I took the first one out of the box. Gave the 4 step simple directions a once over tossed them aside and set it up and adjusted to my liking in
1 1/2 minutes. It breaks down just as quickly. The blinds have a very low profile and virtually no shadows when setting in the sun! When I laid down on the mat I was very surprised at just how comfortable it truly was. They seem to be fairly sturdy and well designed. 

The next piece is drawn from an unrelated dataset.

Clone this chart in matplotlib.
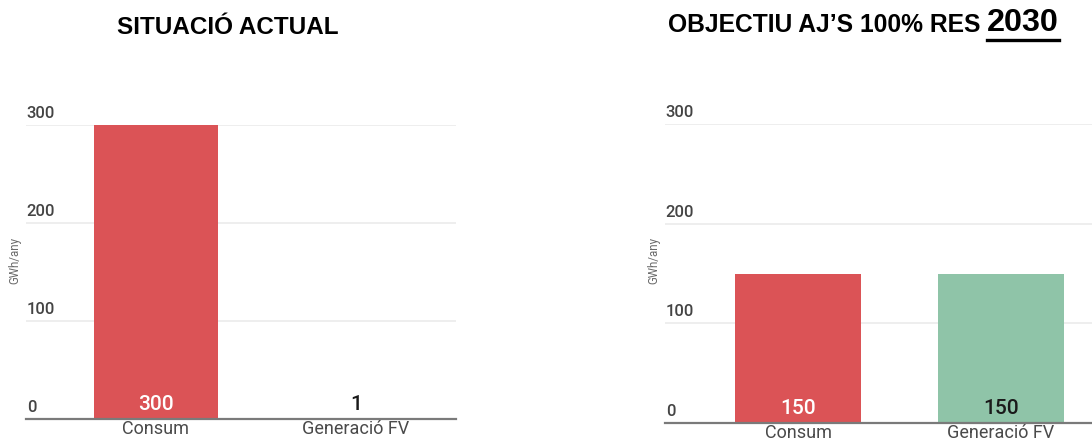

The biggest thing I noticed was how low the profile was. Not sure about everyone else but the birds have been picking out the boxy shape and shadows of our layout blinds more and more every year. I for one was sick of doing everything right, hooking the birds from long distances calling them in watching them maple leafing in cupped up only to slide left or right at 60 yards. Checking and rechecking or spread, checking for camo or lack there of and finding nothing wrong only to be picked off again. Our fields and our farmers don't want us to dig down so these seemed to be the next best thing. If they work half as good as they set up and look we will be a hole deep I birds this season. I couldn't be happier with these blinds! 

This is an un paid non pro staffer review.


----------



## jonesy16 (Sep 19, 2011)

Will it fit my size 15 boots?


----------



## smoke (Jun 3, 2006)

Boots stick out the bottom of the cover so yes no problem. So your boots wil show. Not an issue IMO.


----------



## jonesy16 (Sep 19, 2011)

How long is the blind?


----------



## jonesy16 (Sep 19, 2011)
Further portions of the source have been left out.